WHAT IS BEING ASKED: Reproduce all of the data below without alteration; exclude every picture.

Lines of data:

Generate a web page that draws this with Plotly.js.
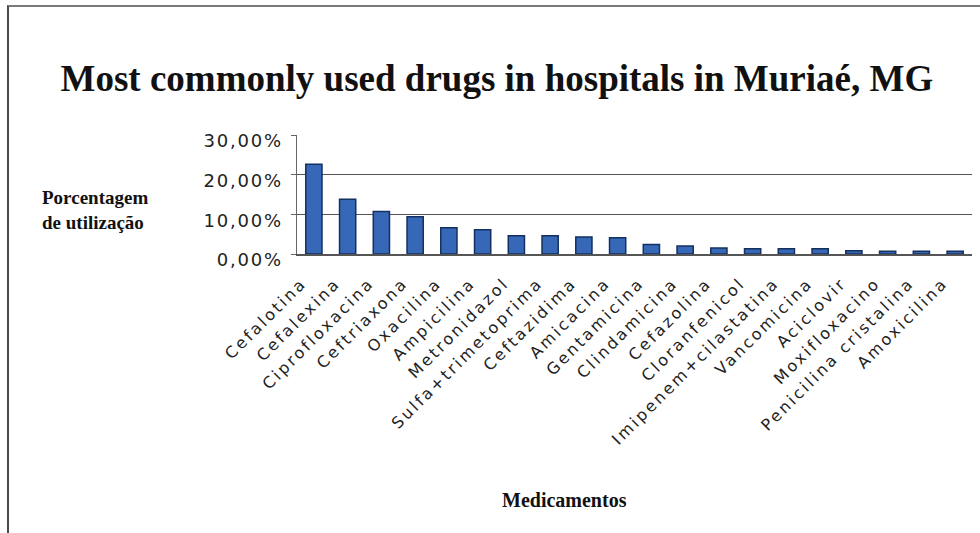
<!DOCTYPE html>
<html>
<head>
<meta charset="utf-8">
<script src="https://cdn.plot.ly/plotly-3.0.1.min.js"></script>
<style>
  html, body { margin: 0; padding: 0; background: #ffffff; }
  #frame { position: absolute; left: 7px; top: 5px; width: 1000px; height: 600px;
           border-left: 2px solid #4a4a4a; border-top: 2px solid #7a7a7a; }
  #chart { position: absolute; left: 0; top: 0; width: 980px; height: 533px; }
  .xtick text { letter-spacing: 2.6px; }
  .ytick text { letter-spacing: 1.8px; }
</style>
</head>
<body>
<div id="frame"></div>
<div id="chart"></div>
<script>
const drugs = [
  "Cefalotina", "Cefalexina", "Ciprofloxacina", "Ceftriaxona", "Oxacilina",
  "Ampicilina", "Metronidazol", "Sulfa+trimetoprima", "Ceftazidima", "Amicacina",
  "Gentamicina", "Clindamicina", "Cefazolina", "Cloranfenicol", "Imipenem+cilastatina",
  "Vancomicina", "Aciclovir", "Moxifloxacino", "Penicilina cristalina", "Amoxicilina"
];
const usage = [
  0.226, 0.138, 0.107, 0.094, 0.066,
  0.061, 0.046, 0.046, 0.043, 0.041,
  0.024, 0.020, 0.015, 0.013, 0.013,
  0.013, 0.008, 0.007, 0.007, 0.007
];
const yTicks = [0, 0.1, 0.2, 0.3];

const trace = {
  type: "bar",
  x: drugs,
  y: usage,
  marker: { color: "#3768b8", line: { color: "#14305e", width: 1.5 } },
  hoverinfo: "x+y"
};

const layout = {
  width: 980, height: 533,
  paper_bgcolor: "rgba(0,0,0,0)",
  plot_bgcolor: "rgba(0,0,0,0)",
  separators: ",.",
  margin: { l: 297, r: 8, t: 135, b: 279, pad: 0 },
  bargap: 0.52,
  showlegend: false,
  title: {
    text: "<b>Most commonly used drugs in hospitals in Muriaé, MG</b>",
    font: { family: "Liberation Serif", size: 37, color: "#111111" },
    xref: "container", x: 0.507, xanchor: "center",
    yref: "container", y: 0.853, yanchor: "middle"
  },
  xaxis: {
    type: "category",
    tickangle: -45,
    tickfont: { family: "DejaVu Sans", size: 16, color: "#222222" },
    showline: true, linecolor: "#555555", linewidth: 1.5,
    ticks: "", automargin: false,
    ticklabelstandoff: 12, ticklabelshift: -12,
    showgrid: false
  },
  yaxis: {
    range: [0, 0.3],
    tickvals: yTicks,
    tickformat: ".2%",
    tickfont: { family: "DejaVu Sans", size: 18, color: "#222222" },
    showline: true, linecolor: "#666666", linewidth: 1.5,
    ticks: "outside", ticklen: 5, tickcolor: "#666666",
    ticklabelstandoff: 4, ticklabelshift: 6,
    showgrid: true, gridcolor: "#555555", gridwidth: 1.5,
    zeroline: false, automargin: false
  },
  annotations: [
    {
      text: "<b>Porcentagem<br>de utilização</b>",
      xref: "paper", yref: "paper",
      x: -0.30, y: 0.37, xanchor: "center", yanchor: "middle",
      showarrow: false, align: "left",
      font: { family: "Liberation Serif", size: 19, color: "#111111" }
    },
    {
      text: "<b>Medicamentos</b>",
      xref: "paper", yref: "paper",
      x: 0.397, y: -2.07, xanchor: "center", yanchor: "middle",
      showarrow: false,
      font: { family: "Liberation Serif", size: 20, color: "#111111" }
    }
  ]
};

Plotly.newPlot("chart", [trace], layout, { displayModeBar: false, staticPlot: true });
</script>
</body>
</html>
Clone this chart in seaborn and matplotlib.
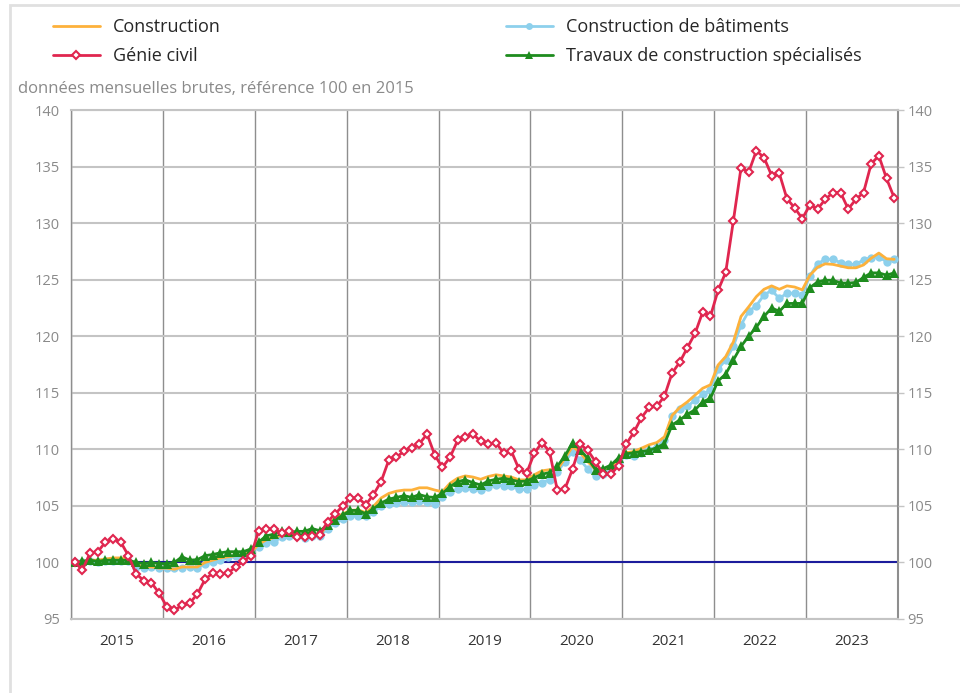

SOLUTION FOR THIS EXERCISE:
Generate a web page that draws this with Plotly.js.
<!DOCTYPE html>
<html>
<head>
<meta charset="utf-8">
<script src="https://cdn.plot.ly/plotly-3.0.1.min.js"></script>
<style>
  html, body { margin: 0; padding: 0; background: #ffffff; }
  #frame { position: absolute; left: 7px; top: 5px; width: 1000px; height: 600px;
           border-left: 2px solid #4a4a4a; border-top: 2px solid #7a7a7a; }
  #chart { position: absolute; left: 0; top: 0; width: 980px; height: 533px; }
  .xtick text { letter-spacing: 2.6px; }
  .ytick text { letter-spacing: 1.8px; }
</style>
</head>
<body>
<div id="frame"></div>
<div id="chart"></div>
<script>
const drugs = [
  "Cefalotina", "Cefalexina", "Ciprofloxacina", "Ceftriaxona", "Oxacilina",
  "Ampicilina", "Metronidazol", "Sulfa+trimetoprima", "Ceftazidima", "Amicacina",
  "Gentamicina", "Clindamicina", "Cefazolina", "Cloranfenicol", "Imipenem+cilastatina",
  "Vancomicina", "Aciclovir", "Moxifloxacino", "Penicilina cristalina", "Amoxicilina"
];
const usage = [
  0.226, 0.138, 0.107, 0.094, 0.066,
  0.061, 0.046, 0.046, 0.043, 0.041,
  0.024, 0.020, 0.015, 0.013, 0.013,
  0.013, 0.008, 0.007, 0.007, 0.007
];
const yTicks = [0, 0.1, 0.2, 0.3];

const trace = {
  type: "bar",
  x: drugs,
  y: usage,
  marker: { color: "#3768b8", line: { color: "#14305e", width: 1.5 } },
  hoverinfo: "x+y"
};

const layout = {
  width: 980, height: 533,
  paper_bgcolor: "rgba(0,0,0,0)",
  plot_bgcolor: "rgba(0,0,0,0)",
  separators: ",.",
  margin: { l: 297, r: 8, t: 135, b: 279, pad: 0 },
  bargap: 0.52,
  showlegend: false,
  title: {
    text: "<b>Most commonly used drugs in hospitals in Muriaé, MG</b>",
    font: { family: "Liberation Serif", size: 37, color: "#111111" },
    xref: "container", x: 0.507, xanchor: "center",
    yref: "container", y: 0.853, yanchor: "middle"
  },
  xaxis: {
    type: "category",
    tickangle: -45,
    tickfont: { family: "DejaVu Sans", size: 16, color: "#222222" },
    showline: true, linecolor: "#555555", linewidth: 1.5,
    ticks: "", automargin: false,
    ticklabelstandoff: 12, ticklabelshift: -12,
    showgrid: false
  },
  yaxis: {
    range: [0, 0.3],
    tickvals: yTicks,
    tickformat: ".2%",
    tickfont: { family: "DejaVu Sans", size: 18, color: "#222222" },
    showline: true, linecolor: "#666666", linewidth: 1.5,
    ticks: "outside", ticklen: 5, tickcolor: "#666666",
    ticklabelstandoff: 4, ticklabelshift: 6,
    showgrid: true, gridcolor: "#555555", gridwidth: 1.5,
    zeroline: false, automargin: false
  },
  annotations: [
    {
      text: "<b>Porcentagem<br>de utilização</b>",
      xref: "paper", yref: "paper",
      x: -0.30, y: 0.37, xanchor: "center", yanchor: "middle",
      showarrow: false, align: "left",
      font: { family: "Liberation Serif", size: 19, color: "#111111" }
    },
    {
      text: "<b>Medicamentos</b>",
      xref: "paper", yref: "paper",
      x: 0.397, y: -2.07, xanchor: "center", yanchor: "middle",
      showarrow: false,
      font: { family: "Liberation Serif", size: 20, color: "#111111" }
    }
  ]
};

Plotly.newPlot("chart", [trace], layout, { displayModeBar: false, staticPlot: true });
</script>
</body>
</html>
Clone this chart in seaborn and matplotlib.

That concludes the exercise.